The Knesset passed a law on Tuesday that, for the first time in Israel's history, makes referenda part of the country's system of government. The Knesset thereby curtailed its own power and supremacy over the one issue it decided to subject to a referendum - ceding control of East Jerusalem and the Golan Heights, territories to which Israeli law has been applied.
Though the law requires a referendum on this issue only, it undoubtedly constitutes a revolution in Israel's system of government. Therefore, the Knesset should have made this change via a Basic Law, which has special constitutional status. Indeed, a draft Basic Law on referenda that was prepared at one time by the Justice Ministry stated that if the Knesset wanted to require a referendum, it would have to do so via a Basic Law, and such a decision could be repealed only by another Basic Law adopted by an absolute majority of 61 Knesset members.

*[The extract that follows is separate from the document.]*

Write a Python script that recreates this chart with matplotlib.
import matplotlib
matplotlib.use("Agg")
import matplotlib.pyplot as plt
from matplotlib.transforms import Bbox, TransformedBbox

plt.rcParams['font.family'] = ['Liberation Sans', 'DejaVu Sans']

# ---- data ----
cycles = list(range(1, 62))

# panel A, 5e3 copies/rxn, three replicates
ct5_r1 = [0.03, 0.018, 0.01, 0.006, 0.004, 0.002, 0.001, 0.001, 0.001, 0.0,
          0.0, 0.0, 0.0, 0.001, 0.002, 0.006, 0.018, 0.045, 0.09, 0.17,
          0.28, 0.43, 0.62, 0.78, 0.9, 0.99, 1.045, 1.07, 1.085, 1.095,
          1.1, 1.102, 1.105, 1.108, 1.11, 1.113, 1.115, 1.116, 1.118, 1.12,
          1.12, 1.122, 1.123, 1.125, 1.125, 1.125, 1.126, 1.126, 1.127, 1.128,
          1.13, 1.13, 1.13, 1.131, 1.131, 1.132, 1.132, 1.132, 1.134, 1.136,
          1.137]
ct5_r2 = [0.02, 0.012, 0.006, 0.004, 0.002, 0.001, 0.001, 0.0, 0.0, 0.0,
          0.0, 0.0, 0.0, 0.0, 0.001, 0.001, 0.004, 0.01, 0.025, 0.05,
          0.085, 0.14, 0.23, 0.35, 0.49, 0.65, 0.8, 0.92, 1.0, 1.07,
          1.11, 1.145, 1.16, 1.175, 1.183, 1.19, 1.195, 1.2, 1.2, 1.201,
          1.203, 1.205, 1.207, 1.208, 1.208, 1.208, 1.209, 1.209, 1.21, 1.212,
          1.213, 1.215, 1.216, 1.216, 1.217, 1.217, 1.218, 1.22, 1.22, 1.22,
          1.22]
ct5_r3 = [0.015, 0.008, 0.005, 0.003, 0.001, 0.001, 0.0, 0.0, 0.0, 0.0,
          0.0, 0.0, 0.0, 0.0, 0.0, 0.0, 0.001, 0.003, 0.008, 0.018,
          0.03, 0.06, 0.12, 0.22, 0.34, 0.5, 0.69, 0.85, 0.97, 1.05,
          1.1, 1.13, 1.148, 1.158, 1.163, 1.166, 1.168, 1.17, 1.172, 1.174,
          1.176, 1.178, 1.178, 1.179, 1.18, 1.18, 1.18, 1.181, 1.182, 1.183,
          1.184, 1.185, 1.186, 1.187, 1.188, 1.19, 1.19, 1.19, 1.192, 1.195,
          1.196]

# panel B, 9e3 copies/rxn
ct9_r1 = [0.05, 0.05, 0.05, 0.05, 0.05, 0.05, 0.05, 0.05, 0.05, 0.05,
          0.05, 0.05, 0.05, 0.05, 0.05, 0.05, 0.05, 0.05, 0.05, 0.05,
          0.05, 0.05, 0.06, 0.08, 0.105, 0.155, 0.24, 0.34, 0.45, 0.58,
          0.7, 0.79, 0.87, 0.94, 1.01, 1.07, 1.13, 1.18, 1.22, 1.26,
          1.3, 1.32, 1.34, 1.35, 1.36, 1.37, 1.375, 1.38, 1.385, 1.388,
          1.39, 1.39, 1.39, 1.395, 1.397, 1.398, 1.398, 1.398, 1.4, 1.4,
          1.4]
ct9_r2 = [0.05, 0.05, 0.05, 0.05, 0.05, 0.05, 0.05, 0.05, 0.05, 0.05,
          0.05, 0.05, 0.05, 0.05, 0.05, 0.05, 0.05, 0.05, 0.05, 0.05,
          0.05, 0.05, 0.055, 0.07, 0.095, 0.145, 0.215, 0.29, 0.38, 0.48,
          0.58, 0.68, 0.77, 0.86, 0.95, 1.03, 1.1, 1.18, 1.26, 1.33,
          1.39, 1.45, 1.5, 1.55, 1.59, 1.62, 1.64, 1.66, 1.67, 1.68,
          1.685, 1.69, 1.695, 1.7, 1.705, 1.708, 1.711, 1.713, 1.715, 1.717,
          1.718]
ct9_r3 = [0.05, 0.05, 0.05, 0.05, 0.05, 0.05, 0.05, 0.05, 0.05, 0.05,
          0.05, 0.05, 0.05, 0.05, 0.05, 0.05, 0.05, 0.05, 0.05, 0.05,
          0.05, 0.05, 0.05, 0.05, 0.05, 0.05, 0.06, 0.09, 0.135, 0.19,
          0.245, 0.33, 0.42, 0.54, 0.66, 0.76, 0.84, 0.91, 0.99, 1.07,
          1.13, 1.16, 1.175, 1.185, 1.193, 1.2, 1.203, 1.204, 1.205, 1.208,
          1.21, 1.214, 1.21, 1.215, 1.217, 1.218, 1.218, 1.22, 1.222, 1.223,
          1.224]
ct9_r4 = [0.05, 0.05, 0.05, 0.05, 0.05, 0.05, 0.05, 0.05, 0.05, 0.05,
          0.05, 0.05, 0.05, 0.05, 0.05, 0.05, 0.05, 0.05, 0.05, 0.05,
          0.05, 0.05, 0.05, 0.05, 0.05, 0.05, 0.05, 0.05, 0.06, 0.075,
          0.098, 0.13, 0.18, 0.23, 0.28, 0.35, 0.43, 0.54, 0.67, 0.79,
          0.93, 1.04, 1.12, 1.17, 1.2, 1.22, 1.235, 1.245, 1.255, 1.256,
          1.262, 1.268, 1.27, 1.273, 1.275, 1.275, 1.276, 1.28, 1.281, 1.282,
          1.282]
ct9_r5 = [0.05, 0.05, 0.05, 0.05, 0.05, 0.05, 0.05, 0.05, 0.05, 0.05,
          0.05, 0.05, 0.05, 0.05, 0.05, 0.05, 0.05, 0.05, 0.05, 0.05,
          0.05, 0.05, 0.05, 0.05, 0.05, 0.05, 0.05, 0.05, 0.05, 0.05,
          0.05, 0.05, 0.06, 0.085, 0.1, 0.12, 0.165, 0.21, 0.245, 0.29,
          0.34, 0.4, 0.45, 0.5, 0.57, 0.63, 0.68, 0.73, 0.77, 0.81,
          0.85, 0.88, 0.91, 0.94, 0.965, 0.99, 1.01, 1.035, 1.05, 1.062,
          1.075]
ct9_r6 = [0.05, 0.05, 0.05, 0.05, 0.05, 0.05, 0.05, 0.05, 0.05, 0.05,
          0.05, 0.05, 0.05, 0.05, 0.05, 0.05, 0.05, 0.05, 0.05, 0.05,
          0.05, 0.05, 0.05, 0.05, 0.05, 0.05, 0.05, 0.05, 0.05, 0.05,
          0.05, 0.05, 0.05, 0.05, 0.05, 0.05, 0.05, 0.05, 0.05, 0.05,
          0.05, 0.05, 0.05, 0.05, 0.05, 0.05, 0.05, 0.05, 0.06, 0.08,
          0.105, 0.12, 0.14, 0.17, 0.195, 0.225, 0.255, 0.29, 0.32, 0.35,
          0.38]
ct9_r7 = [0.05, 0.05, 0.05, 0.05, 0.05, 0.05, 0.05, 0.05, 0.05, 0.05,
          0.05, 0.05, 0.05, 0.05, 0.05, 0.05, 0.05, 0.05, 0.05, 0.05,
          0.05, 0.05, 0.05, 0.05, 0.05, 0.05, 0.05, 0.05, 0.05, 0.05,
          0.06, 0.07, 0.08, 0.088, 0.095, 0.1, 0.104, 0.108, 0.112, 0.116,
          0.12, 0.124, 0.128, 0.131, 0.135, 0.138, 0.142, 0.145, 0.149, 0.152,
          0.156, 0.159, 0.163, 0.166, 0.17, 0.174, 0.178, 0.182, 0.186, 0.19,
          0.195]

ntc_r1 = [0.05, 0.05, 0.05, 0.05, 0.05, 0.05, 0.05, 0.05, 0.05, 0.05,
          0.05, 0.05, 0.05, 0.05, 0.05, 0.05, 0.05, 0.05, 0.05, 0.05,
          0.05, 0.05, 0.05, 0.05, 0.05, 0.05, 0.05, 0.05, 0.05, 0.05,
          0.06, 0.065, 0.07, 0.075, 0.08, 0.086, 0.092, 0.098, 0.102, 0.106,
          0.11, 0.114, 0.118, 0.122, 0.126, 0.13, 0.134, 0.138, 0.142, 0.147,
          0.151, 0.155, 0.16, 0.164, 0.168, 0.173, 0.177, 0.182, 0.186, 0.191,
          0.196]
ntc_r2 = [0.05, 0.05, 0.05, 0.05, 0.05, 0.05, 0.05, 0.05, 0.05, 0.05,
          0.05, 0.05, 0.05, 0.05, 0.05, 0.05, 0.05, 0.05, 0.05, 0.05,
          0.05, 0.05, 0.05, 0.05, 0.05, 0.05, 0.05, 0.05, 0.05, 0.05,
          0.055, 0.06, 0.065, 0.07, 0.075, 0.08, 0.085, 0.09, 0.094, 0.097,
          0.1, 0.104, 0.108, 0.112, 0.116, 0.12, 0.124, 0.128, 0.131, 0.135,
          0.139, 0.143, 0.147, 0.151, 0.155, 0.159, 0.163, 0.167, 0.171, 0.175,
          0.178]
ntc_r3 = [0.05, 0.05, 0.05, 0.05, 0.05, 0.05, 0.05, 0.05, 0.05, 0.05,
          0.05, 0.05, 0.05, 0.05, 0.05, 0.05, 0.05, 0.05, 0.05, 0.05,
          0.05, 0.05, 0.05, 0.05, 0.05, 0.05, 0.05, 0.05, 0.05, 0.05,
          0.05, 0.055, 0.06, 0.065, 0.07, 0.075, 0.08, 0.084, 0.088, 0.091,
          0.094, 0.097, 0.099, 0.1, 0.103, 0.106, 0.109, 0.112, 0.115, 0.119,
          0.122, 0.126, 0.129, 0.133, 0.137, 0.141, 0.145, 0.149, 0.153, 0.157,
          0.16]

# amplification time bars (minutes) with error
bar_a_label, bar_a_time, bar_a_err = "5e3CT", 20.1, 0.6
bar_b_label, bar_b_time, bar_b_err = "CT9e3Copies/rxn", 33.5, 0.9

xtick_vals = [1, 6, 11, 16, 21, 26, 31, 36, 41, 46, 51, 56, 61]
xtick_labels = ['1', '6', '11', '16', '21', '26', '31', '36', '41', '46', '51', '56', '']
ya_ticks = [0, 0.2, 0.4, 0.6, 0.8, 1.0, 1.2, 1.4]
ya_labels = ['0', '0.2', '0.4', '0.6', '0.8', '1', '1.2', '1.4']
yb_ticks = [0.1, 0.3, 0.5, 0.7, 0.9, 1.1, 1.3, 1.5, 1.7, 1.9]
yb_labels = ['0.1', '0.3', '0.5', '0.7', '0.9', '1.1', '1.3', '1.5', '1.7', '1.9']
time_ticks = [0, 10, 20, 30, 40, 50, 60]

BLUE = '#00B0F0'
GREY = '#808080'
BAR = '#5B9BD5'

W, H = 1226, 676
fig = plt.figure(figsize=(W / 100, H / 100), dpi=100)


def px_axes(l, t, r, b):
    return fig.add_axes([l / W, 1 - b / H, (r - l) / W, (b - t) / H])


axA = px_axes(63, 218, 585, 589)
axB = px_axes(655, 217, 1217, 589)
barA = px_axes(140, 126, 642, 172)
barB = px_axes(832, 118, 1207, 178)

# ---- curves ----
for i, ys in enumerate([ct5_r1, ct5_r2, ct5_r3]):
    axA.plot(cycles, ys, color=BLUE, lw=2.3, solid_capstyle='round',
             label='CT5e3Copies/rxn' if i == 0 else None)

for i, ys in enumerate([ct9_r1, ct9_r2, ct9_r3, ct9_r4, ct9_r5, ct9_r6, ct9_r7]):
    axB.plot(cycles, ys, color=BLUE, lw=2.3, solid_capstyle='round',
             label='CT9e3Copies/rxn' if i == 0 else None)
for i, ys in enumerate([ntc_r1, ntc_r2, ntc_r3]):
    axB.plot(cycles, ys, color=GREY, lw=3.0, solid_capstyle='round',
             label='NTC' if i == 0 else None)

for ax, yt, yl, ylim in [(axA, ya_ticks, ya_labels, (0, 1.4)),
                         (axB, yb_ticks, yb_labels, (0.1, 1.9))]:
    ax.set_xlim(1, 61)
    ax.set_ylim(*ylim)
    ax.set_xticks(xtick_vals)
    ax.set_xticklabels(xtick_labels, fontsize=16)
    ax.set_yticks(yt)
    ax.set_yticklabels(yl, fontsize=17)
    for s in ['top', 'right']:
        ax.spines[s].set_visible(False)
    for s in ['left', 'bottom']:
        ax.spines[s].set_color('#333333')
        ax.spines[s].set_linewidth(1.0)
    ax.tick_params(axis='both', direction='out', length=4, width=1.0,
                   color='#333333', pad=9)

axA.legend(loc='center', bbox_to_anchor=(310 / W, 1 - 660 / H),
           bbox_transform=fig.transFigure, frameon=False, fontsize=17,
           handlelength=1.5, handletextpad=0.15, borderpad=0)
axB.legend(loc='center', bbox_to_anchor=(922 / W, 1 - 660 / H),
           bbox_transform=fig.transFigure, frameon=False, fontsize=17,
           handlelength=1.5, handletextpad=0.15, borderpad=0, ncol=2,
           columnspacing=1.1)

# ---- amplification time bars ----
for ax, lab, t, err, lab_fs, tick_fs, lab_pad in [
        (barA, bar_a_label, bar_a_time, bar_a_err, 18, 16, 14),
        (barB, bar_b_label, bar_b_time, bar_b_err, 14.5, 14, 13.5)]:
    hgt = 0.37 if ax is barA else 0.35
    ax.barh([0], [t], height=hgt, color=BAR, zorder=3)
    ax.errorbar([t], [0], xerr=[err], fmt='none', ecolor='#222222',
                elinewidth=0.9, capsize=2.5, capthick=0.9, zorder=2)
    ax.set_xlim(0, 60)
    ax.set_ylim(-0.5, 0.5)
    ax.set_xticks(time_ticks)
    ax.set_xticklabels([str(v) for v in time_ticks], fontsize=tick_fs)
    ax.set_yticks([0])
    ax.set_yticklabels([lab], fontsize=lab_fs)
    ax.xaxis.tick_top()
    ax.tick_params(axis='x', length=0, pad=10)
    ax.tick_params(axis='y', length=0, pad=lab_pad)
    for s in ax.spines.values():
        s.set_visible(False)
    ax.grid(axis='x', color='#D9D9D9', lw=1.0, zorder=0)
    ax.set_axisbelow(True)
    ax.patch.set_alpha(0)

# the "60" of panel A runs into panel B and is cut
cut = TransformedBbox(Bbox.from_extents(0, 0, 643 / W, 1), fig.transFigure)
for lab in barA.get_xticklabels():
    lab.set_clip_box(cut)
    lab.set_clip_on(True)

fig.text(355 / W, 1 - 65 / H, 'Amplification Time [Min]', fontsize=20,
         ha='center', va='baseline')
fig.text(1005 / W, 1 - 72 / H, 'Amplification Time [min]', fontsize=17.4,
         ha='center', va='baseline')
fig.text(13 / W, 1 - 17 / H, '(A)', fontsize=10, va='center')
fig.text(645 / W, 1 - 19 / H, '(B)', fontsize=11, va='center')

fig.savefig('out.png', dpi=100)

The fact that the Knesset instead mandated a referendum via ordinary legislation means that under the right political circumstances, it would be possible to repeal this requirement via another ordinary law passed by an ordinary majority of all those present and voting.
Moreover, because it is an ordinary law, it is subject to judicial review by the Supreme Court: Those who oppose the idea of making referenda part of Israel's system of government could argue that they violate the principles of the Basic Law on the Knesset and are therefore unconstitutional. Had they been mandated by a Basic Law, referenda would presumably have been immune from judicial review.

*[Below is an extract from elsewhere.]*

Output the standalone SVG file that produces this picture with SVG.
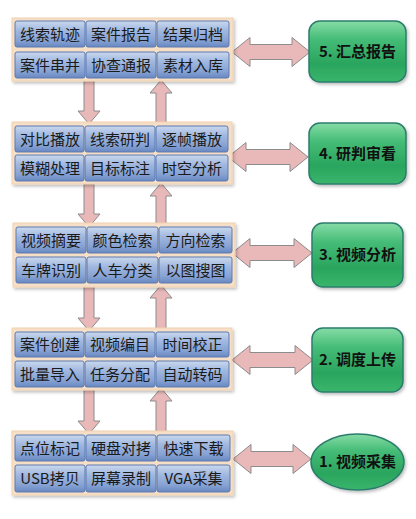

The new law answers several important questions. For instance, it states that the referendum can be waived if the Knesset votes to cede the territories in question by a two-thirds majority (80 MKs ), which is impossible without a consensus among the two major political blocs.

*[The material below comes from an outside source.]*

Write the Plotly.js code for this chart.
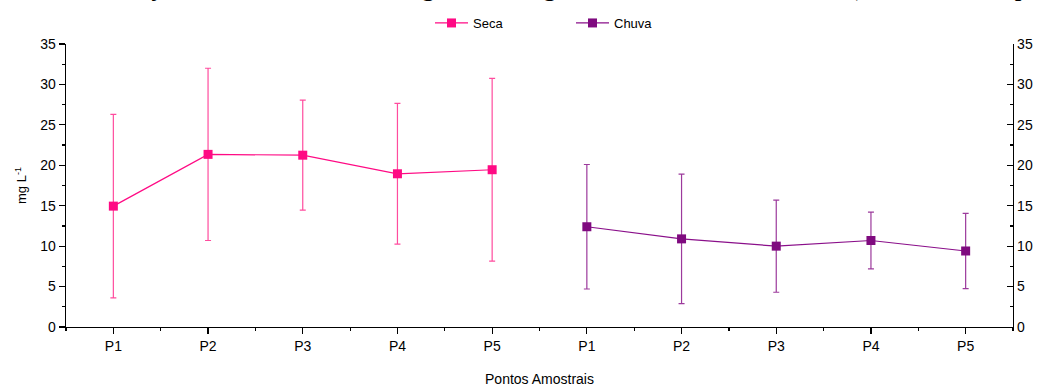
<!DOCTYPE html>
<html>
<head>
<meta charset="utf-8">
<script src="https://cdn.plot.ly/plotly-3.0.1.min.js"></script>
<style>
  html, body { margin: 0; padding: 0; background: #fff; }
  #chart { width: 1039px; height: 387px; }
</style>
</head>
<body>
<div id="chart"></div>
<script>
// Sampling points, repeated for the dry and the rainy season
const points = ['P1', 'P2', 'P3', 'P4', 'P5'];

// Dry season (Seca): mean and standard deviation, mg L-1
const secaMean = [14.95, 21.35, 21.25, 18.95, 19.45];
const secaSd   = [11.35, 10.65, 6.8, 8.7, 11.3];

// Rainy season (Chuva): mean and standard deviation, mg L-1
const chuvaMean = [12.4, 10.9, 10.0, 10.7, 9.4];
const chuvaSd   = [7.7, 8.0, 5.7, 3.5, 4.65];

const caption = 'Figura 33 – Variação sazonal da matéria orgânica na água dos Pontos Amostrados (média, desvio padrão)';

const xSeca = points.map((_, i) => i);
const xChuva = points.map((_, i) => i + points.length);
const allTicks = xSeca.concat(xChuva);
const allLabels = points.concat(points);

const font = 'Liberation Sans, Arial, sans-serif';
const W = 1039, H = 387;

const traces = [
  {
    x: xSeca, y: secaMean, name: 'Seca', type: 'scatter', mode: 'lines+markers',
    line: { color: '#FF0A84', width: 1.2 },
    marker: { symbol: 'square', size: 9, color: '#FF0A84' },
    error_y: { type: 'data', array: secaSd, visible: true, color: '#FF4C9E', thickness: 1.2, width: 3 }
  },
  {
    x: xChuva, y: chuvaMean, name: 'Chuva', type: 'scatter', mode: 'lines+markers',
    line: { color: '#8A0F8A', width: 1.2 },
    marker: { symbol: 'square', size: 9, color: '#7F0A7F' },
    error_y: { type: 'data', array: chuvaSd, visible: true, color: '#9C3A9C', thickness: 1.2, width: 3 }
  },
  {
    // carries the right-hand axis
    x: [allTicks[0]], y: [0], yaxis: 'y2', type: 'scatter', mode: 'markers',
    marker: { opacity: 0 }, showlegend: false, hoverinfo: 'skip'
  }
];

const yCommon = {
  range: [0, 35], tickvals: [0, 5, 10, 15, 20, 25, 30, 35],
  showline: true, linecolor: '#000', linewidth: 1.3,
  showgrid: false, zeroline: false,
  ticklen: 6, tickcolor: '#000', tickwidth: 1.2,
  tickfont: { family: font, size: 14, color: '#000' },
  minor: { tickmode: 'linear', tick0: 2.5, dtick: 5, ticklen: 3, tickcolor: '#000', tickwidth: 1.2, ticks: 'outside' }
};

const layout = {
  width: W, height: H,
  margin: { l: 66, r: 26, t: 44, b: 60 },
  paper_bgcolor: '#fff', plot_bgcolor: '#fff',
  font: { family: font, color: '#000' },
  showlegend: true,
  legend: {
    orientation: 'h', xref: 'container', yref: 'container',
    x: 430 / W, xanchor: 'left', y: 1 - 23 / H, yanchor: 'middle',
    font: { family: font, size: 13, color: '#000' },
    bgcolor: 'rgba(0,0,0,0)', entrywidth: 93, entrywidthmode: 'pixels',
    itemwidth: 33
  },
  xaxis: {
    range: [-0.5, 9.5], tickmode: 'array', tickvals: allTicks, ticktext: allLabels,
    showline: true, linecolor: '#000', linewidth: 1.3,
    showgrid: false, zeroline: false,
    ticks: 'outside', ticklen: 6, tickcolor: '#000', tickwidth: 1.2,
    tickfont: { family: font, size: 14, color: '#000' },
    minor: { tickmode: 'linear', tick0: 0.5, dtick: 1, ticklen: 3, tickcolor: '#000', tickwidth: 1.2, ticks: 'outside' },
    title: { text: 'Pontos Amostrais', font: { family: font, size: 14, color: '#000' }, standoff: 29 }
  },
  yaxis: Object.assign({}, yCommon, {
    side: 'left', ticks: 'outside',
    title: { text: 'mg L<sup>-1</sup>', font: { family: font, size: 13, color: '#000' }, standoff: 10 }
  }),
  yaxis2: Object.assign({}, yCommon, {
    overlaying: 'y', side: 'right', anchor: 'x', ticks: 'inside',
    minor: Object.assign({}, yCommon.minor, { ticks: 'inside' })
  }),
  annotations: [{
    text: caption, xref: 'paper', yref: 'paper', x: (528 - 66) / 947, y: 1,
    xanchor: 'center', yanchor: 'bottom', yshift: 41, showarrow: false,
    font: { family: 'Liberation Serif, Times New Roman, serif', size: 27, color: '#000' }
  }]
};

Plotly.newPlot('chart', traces, layout, { displayModeBar: false, staticPlot: true });
</script>
</body>
</html>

It also dictates how the referendum must be worded: "Are you for or against the agreement approved by the Knesset?" That will spare Israel the bitter arguments other countries have experienced over how to word the referendum question.
Finally, it states that the agreement will be deemed to have passed the referendum if approved by a majority of the valid votes cast.
The argument over whether to allow referenda in Israel - which has raged since the 1950s, when it erupted over the question of whether to accept reparations from Germany - has now been settled. In fact, most democracies use referenda; the United States (at the federal level ), Germany and Japan are among the few exceptions. Even Britain - "the mother of parliaments" - held a referendum on membership of the European Economic Community, and did not view this as an inappropriate infringement on parliament's power.
The law approved yesterday introduces referenda only for one particularly sensitive issue. What remains to be seen is whether it lays the groundwork for the use of referenda on other issues as well. That would be opposed by many experts, who say that in a polarized society, referenda can often make the rifts even deeper.